Popular queer Native American Twitter account turns out to be unpopular straight white woman

Originally published at: https://boingboing.net/2020/08/04/popular-queer-native-american.html

7 Likes

Here we go yet again with this kind of shit.

48 Likes

Asshole

28 Likes

People are strange.

12 Likes

Especially when you’re a stranger. :slight_smile:

16 Likes

What is the “payoff” for catfisherpersons?

7 Likes

This sounds like someone who was absolutely desperate for attention, found a way to get a lot of attention, and then didn’t know what to do about that. That woman has some serious psychological issues.

8 Likes

This is the payoff.

:upside_down_face:

24 Likes

Shades of Dolezal…

15 Likes

Went full Daniel Day Lewis with this one.

2 Likes

That was my first thought, except she was maintaining two identities.

7 Likes

31 Likes

This sucks for so many reasons, and one of them is that it poisons the well with suspicion. I know, in real life, a young woman who is very involved in online SF fandom and fanfic. She has a lot of serious disabilities (she’s quadriplegic, epileptic, has depression), and sometimes she needs to bow out of a responsibility she’s taken on, like moderating a board or something, because of a health problem. People quite frequently assume she’s a liar and a flake, because no one could possibly be funny, pretty, creative AND have multiple disabilities, so she must be catfishing, right?

27 Likes

Yeah, that’s my question too. She’s not making any money from this. She’s not really influencing anythign or wielding any kind of power. It’s a big investment of time and effort. She risked lots of damage to her reputation, which seems to have happened. So? Just the thrill of being a jerk and trolling people? Attention?

3 Likes

In this particular case, the payoff that people are speculating is that it gave McLaughlin a highly visible BIPOC friend and ally. She has been under fire for some time for being dismissive of non-white women at her MeTooStem charity. Folks are assuming that the catfishing was to somehow deflect that (“I’m not racist–look at this Hopi friend I have online”).

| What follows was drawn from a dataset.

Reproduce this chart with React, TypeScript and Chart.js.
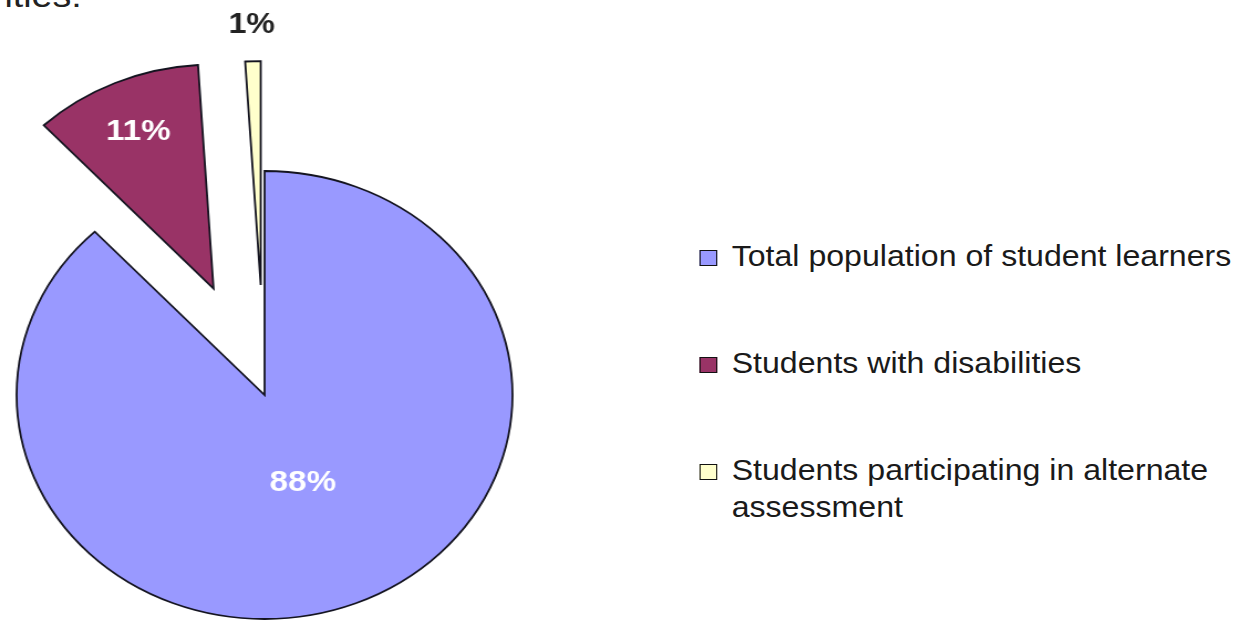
import React, { useEffect, useRef } from "react";
import { Chart, registerables } from "chart.js";

Chart.register(...registerables);

// ---- data ----
const categories: string[] = [
  "Total population of student learners",
  "Students with disabilities",
  "Students participating in alternate assessment",
];
const percentages: number[] = [88, 11, 1];
const sliceColors: string[] = ["#9999FF", "#993366", "#FFFFCC"];
const labelColors: string[] = ["#FFFFFF", "#FFFFFF", "#222222"];
const captionText = "ities:";

const FONT = '"Liberation Sans", Arial, sans-serif';
const STRETCH = 1253 / 1132;

const explodedPiePlugin = {
  id: "explodedPie",
  beforeDatasetDraw(chart: any, args: any, opts: any) {
    const ctx = chart.ctx as CanvasRenderingContext2D;
    const meta = args.meta;
    const ds = chart.data.datasets[args.index];
    const centers: { cx: number; cy: number; mid: number; r: number }[] = [];
    meta.data.forEach((arc: any, i: number) => {
      const p = arc.getProps(["x", "y", "startAngle", "endAngle", "outerRadius"], true);
      const mid = (p.startAngle + p.endAngle) / 2;
      const off = (opts.explode && opts.explode[i]) || 0;
      const cx = p.x + Math.cos(mid) * off;
      const cy = p.y + Math.sin(mid) * off;
      centers.push({ cx, cy, mid, r: p.outerRadius });
      ctx.save();
      ctx.beginPath();
      ctx.moveTo(cx, cy);
      ctx.arc(cx, cy, p.outerRadius, p.startAngle, p.endAngle);
      ctx.closePath();
      ctx.fillStyle = ds.backgroundColor[i];
      ctx.fill();
      ctx.lineWidth = 1.8;
      ctx.strokeStyle = "#141420";
      ctx.stroke();
      ctx.restore();
    });
    // labels
    centers.forEach((c, i) => {
      const f = opts.labelRadius[i];
      const lx = c.cx + Math.cos(c.mid) * c.r * f;
      const ly = c.cy + Math.sin(c.mid) * c.r * f;
      ctx.save();
      ctx.font = `bold ${opts.labelSize[i]}px ${FONT}`;
      ctx.fillStyle = opts.labelColors[i];
      ctx.textAlign = "center";
      ctx.textBaseline = "middle";
      ctx.fillText(`${ds.data[i]}%`, lx, ly);
      ctx.restore();
    });
    return false;
  },
};

export default function App() {
  const canvasRef = useRef<HTMLCanvasElement | null>(null);

  useEffect(() => {
    if (!canvasRef.current) return;
    const chart = new Chart(canvasRef.current, {
      type: "pie",
      data: {
        labels: categories,
        datasets: [
          {
            data: percentages,
            backgroundColor: sliceColors,
            borderColor: "#141420",
            borderWidth: 0,
          },
        ],
      },
      options: {
        responsive: false,
        animation: false,
        radius: 224,
        layout: { padding: { left: 0, right: 122, top: 168, bottom: 0 } },
        plugins: {
          legend: { display: false },
          tooltip: { enabled: false },
          explodedPie: {
            explode: [0, 116, 110],
            labelRadius: [0.42, 0.765, 1.16],
            labelSize: [30, 30, 29],
            labelColors: labelColors,
          },
        } as any,
      } as any,
      plugins: [explodedPiePlugin as any],
    });
    return () => chart.destroy();
  }, []);

  return (
    <div
      style={{
        position: "absolute",
        left: 0,
        top: 0,
        width: 1132,
        height: 622,
        overflow: "hidden",
        transform: `scaleX(${STRETCH})`,
        transformOrigin: "0 0",
        background: "#FFFFFF",
        fontFamily: FONT,
      }}
    >
      <div
        style={{
          position: "absolute",
          left: 4,
          top: -21.8,
          fontSize: 34,
          lineHeight: "34px",
          color: "#222",
          whiteSpace: "nowrap",
        }}
      >
        {captionText}
      </div>
      <canvas
        ref={canvasRef}
        width={600}
        height={622}
        style={{ position: "absolute", left: 0, top: 0 }}
      />
      <div
        style={{
          position: "absolute",
          left: 632,
          top: 238,
          display: "flex",
          flexDirection: "column",
          gap: 70,
        }}
      >
        {categories.map((c, i) => (
          <div key={c} style={{ display: "flex", alignItems: "flex-start" }}>
            <div
              style={{
                width: 14,
                height: 14,
                marginTop: 12,
                border: "1px solid #111",
                background: sliceColors[i],
                flex: "0 0 auto",
              }}
            />
            <div
              style={{
                marginLeft: 13,
                width: 470,
                fontSize: 29,
                lineHeight: "37px",
                color: "#1a1a1a",
              }}
            >
              {c}
            </div>
          </div>
        ))}
      </div>
    </div>
  );
}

Edit: please note that this is just the scuttlebutt speculation. I’m not sure we will ever really know.

13 Likes

Ok, that makes sense. Super-stupid though, the total population of Hopis is under 20k, they probably all know each other within one or two steps, the right age group is probably a few thousand people, and if queers are about 1% of the population that would indicate about 100 queer Hopi within the right age group, and they would all know each other, so this whole charade was doomed from the start. She should have picked some more ambiguous group and let the character fade out by disappearing from Twitter. Even picking Cherokee would be a lot smarter as there are over 300k enrolled Cherokee and they don’t allow know each other, not even close.

9 Likes

Seriously Boing Boing? Why can you not apply the term “trolling” in this headline? Because that’s what this was, and that’s what she did.

1 Like

Delegitimizing the issues faced by actual human beings?

22 Likes

Yeah. The whole thing is unsettling.

It seems to have been an evolving thing without just one motivation, too. I just read the NYT article linked in the post; I had forgotten that the account was already around at the time when McLaughlin was in her tenure fight with Vanderbilt. The faux account was a big supporter of the petition circulating online (in support of McLaughlin), so maybe it started as an attempt to drum up support for her career crisis? The claims of Hopi identity came later.

8 Likes

giphy|nullxnull

She’s actively made it more difficult for everyone who really faces marginalization in academia and STEM. She’s arguably worse than the garbage people who are openly bigoted.